Let $ABC$ be a triangle such that $AB \neq AC$ and $\angle B \neq 90$. Let $I$ be the incenter of $\triangle ABC$, and $D,E,F$ be the perpendicular feet at $BC, CA, AB$ from $I$ respectively. Let $S$ be the intersection of $AB$ and $DI$, and $T$ be the intersection of $DE$ and the line passing $F$ and perpendicular to $DF$, and $R$ be the intersection of $ST$ and $EF$. Let $P_{ABC}$ be the intersection point of the circle with diameter $IR$ and the incircle of $\triangle ABC$, that is on the other side to $A$ with respect to the line $IR$.

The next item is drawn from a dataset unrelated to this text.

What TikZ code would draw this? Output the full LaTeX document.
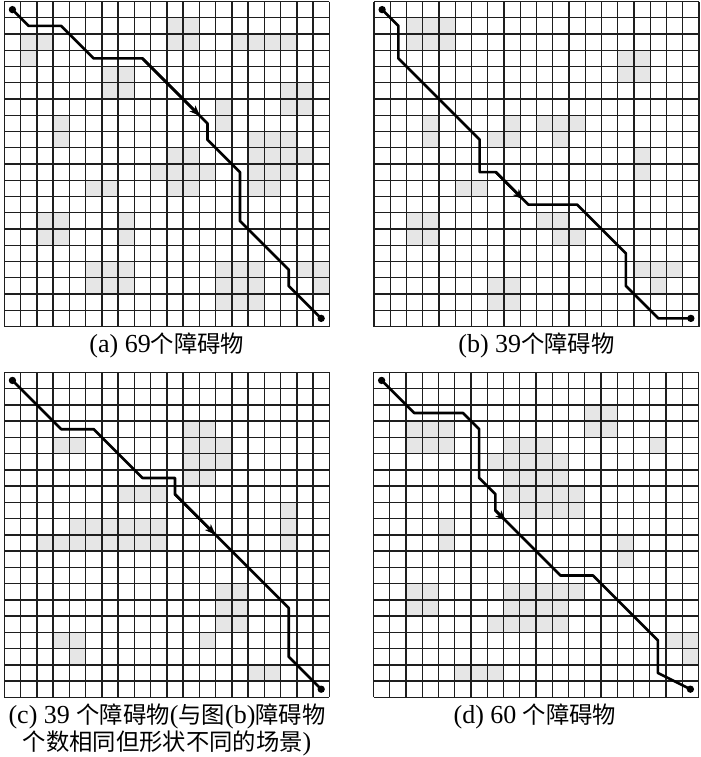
\documentclass[tikz,border=0pt]{standalone}
\usepackage{fontspec}
\setmainfont{Liberation Serif}
\newfontfamily\cjkfont{Noto Sans CJK SC}
\usetikzlibrary{arrows.meta}
\definecolor{obstc}{RGB}{230,230,230}
\definecolor{linec}{RGB}{30,30,30}
\newcommand\cj[1]{{\cjkfont\fontsize{17.5pt}{21pt}\selectfont #1}}
\tikzset{
  gridline/.style={line width=1.1pt, draw=linec},
  obst/.style={fill=obstc},
  route/.style={line width=2pt, draw=black, line join=round, line cap=round},
  tipmark/.style={line width=2pt, draw=black, -{Stealth[length=8pt,width=6pt,inset=2pt]}},
  enddot/.style={circle, fill=black, inner sep=0pt, minimum size=5.5pt},
  captext/.style={font=\fontsize{19.5pt}{20.25pt}\selectfont, inner sep=0pt, align=center}
}
\newcommand\obstacles[1]{%
  \foreach \r/\cs in {#1} {\foreach \c in \cs {\fill[obst] (\c,\r) rectangle ++(1,1);}}}
\newcommand\gridlines{%
  \foreach \i in {0,...,20} {\draw[gridline] (\i,0) -- (\i,20); \draw[gridline] (0,\i) -- (20,\i);}}
\begin{document}
\begin{tikzpicture}[x=0.75pt, y=-0.75pt]
\useasboundingbox (0,0) rectangle (700,757);

% ---------- (a) ----------
\begin{scope}[shift={(4.3,1.5)}, x=12.1875pt, y=-12.1875pt]
  \obstacles{1/{10,11}, 2/{1,2,10,11,14,15,16,17}, 3/{1}, 4/{6,7}, 5/{6,7,17,18},
    6/{13,17,18}, 7/{3,13}, 8/{3,15,16,17}, 9/{10,11,15,16,17,18},
    10/{9,10,11,12,15,16,17}, 11/{5,6,10,11,15,16}, 13/{2,3,7}, 14/{2,3,7},
    16/{5,6,7,13,14,15,18,19}, 17/{5,6,7,13,14,15,19}, 18/{13,14,15}}
  \gridlines
  \node[enddot] (aS) at (0.5,0.5) {};
  \node[enddot] (aE) at (19.5,19.5) {};
  \draw[route] (aS.center) -- (1.5,1.5) -- (3.5,1.5) -- (5.5,3.5) -- (8.5,3.5) -- (12.5,7.5)
    -- (12.5,8.5) -- (14.5,10.5) -- (14.5,13.5) -- (17.5,16.5) -- (17.5,17.5) -- (aE.center);
  \draw[tipmark] (8.5,3.5) -- (12.05,7.05);
\end{scope}

% ---------- (b) ----------
\begin{scope}[shift={(374,1.5)}, x=12.1875pt, y=-12.1875pt]
  \obstacles{1/{2,3,4}, 2/{2,3,4}, 3/{15,16}, 4/{15,16}, 7/{3,8,10,11,12},
    8/{3,7,8,11}, 9/{16}, 10/{16}, 11/{5,6}, 13/{2,3,10,11}, 14/{2,3,11,12},
    16/{16,17,18}, 17/{7,8,17}, 18/{7,8}}
  \gridlines
  \node[enddot] (bS) at (0.5,0.5) {};
  \node[enddot] (bE) at (19.5,19.5) {};
  \draw[route] (bS.center) -- (1.5,1.5) -- (1.5,3.5) -- (6.5,8.5) -- (6.5,10.5) -- (7.5,10.5)
    -- (9.5,12.5) -- (12.5,12.5) -- (15.5,15.5) -- (15.5,17.5) -- (17.5,19.5) -- (bE.center);
  \draw[tipmark] (7.5,10.5) -- (9.2,12.2);
\end{scope}

% ---------- (c) ----------
\begin{scope}[shift={(4.3,372.3)}, x=12.1875pt, y=-12.1875pt]
  \obstacles{3/{11,12}, 4/{3,4,11,12,13}, 5/{11,12,13}, 6/{11,12}, 7/{7,8,9},
    8/{17}, 9/{4,5,6,7,8,9,17}, 10/{2,3,4,5,6,7,8,9,17}, 13/{13,14}, 14/{13,14},
    15/{13,14}, 16/{3,4,12}, 17/{4}, 18/{15,16}}
  \gridlines
  \node[enddot] (cS) at (0.5,0.5) {};
  \node[enddot] (cE) at (19.5,19.5) {};
  \draw[route] (cS.center) -- (3.5,3.5) -- (5.5,3.5) -- (8.5,6.5) -- (10.5,6.5) -- (10.5,7.5)
    -- (17.5,14.5) -- (17.5,17.5) -- (cE.center);
  \draw[tipmark] (10.5,7.5) -- (13,10);
\end{scope}

% ---------- (d) ----------
\begin{scope}[shift={(373.5,372.3)}, x=12.1875pt, y=-12.1875pt]
  \obstacles{2/{13,14}, 3/{2,3,4,13,14}, 4/{2,3,4,8,9,10,17}, 5/{7,8,9,10,11},
    6/{8,9,10,11}, 7/{8,9,10,11,12}, 8/{9,10,11,12}, 9/{4}, 10/{4,15}, 11/{15},
    13/{2,3,8,9,10,11,12}, 14/{2,3,8,9,10,11}, 15/{7,8,9,10,11}, 16/{18,19},
    17/{19}, 18/{5,6,7}}
  \gridlines
  \node[enddot] (dS) at (0.5,0.5) {};
  \node[enddot] (dE) at (19.5,19.5) {};
  \draw[route] (dS.center) -- (2.5,2.5) -- (5.5,2.5) -- (6.5,3.5) -- (6.5,6.5) -- (7.5,7.5)
    -- (7.5,8.5) -- (11.5,12.5) -- (13.5,12.5) -- (17.5,16.5) -- (17.5,18.5) -- (dE.center);
  \draw[tipmark] (7.5,8.5) -- (8.15,9.15);
\end{scope}

% ---------- captions ----------
\node[captext] (capa) at (166.8,345) {(a) 69\cj{个障碍物}};
\node[captext] (capb) at (536.5,345) {(b) 39\cj{个障碍物}};
\node[captext] (capc) at (167,729.5) {(c) 39 \cj{个障碍物}(\cj{与图}(b)\cj{障碍物}\\\cj{个数相同但形状不同的场景})};
\node[captext] (capd) at (535,716) {(d) 60 \cj{个障碍物}};
\end{tikzpicture}
\end{document}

Let $\triangle XYZ$ be an isosceles triangle with $XZ=YZ>XY$ and $W$ be a point on $YZ$ with $WY<XY$. For $K=P_{YXW}$ and $L=P_{ZXW}$ show that $XY \geq 2KL$.

[joydip]

Let $ M$ be the midpoint of $BC$ .$D’$ be the antipode of $ D$ wrt $(I)$.N be the reflection of $D$ wrt $M$.
Then $D’= FT \cap DS$. By pascals theorem on hexagon $FD’D’DEF$ we get $D’R$ is tangent to $(I) $ .$AD’$ is the polar of $ R$ wrt $(I)$.So $AD’ \perp IR $.So $ P\in AD’$.Again $N \in AD’$ (well known). $DP \perp PN$. So $2MP=DN= |AB-AC|$
Let $W_1 \in ZY$ such that $W_1Y=XY$. $J$ be the midpoint of $XW_1$. If $W=W_1$ then as shown above $P_{YXW}=K= J$ .Then $2KL=ZX-ZW_1=ZY-ZW_1= W_1Y=XY$
If $WY < XY$ then $K $ & $ X$ lies on the same side of $YJ$ ( the angle bisector of $\angle XYZ$) .So $\angle LJK > \angle W_1ZY=90^\circ$ .So $2KL > 2JL=XY$.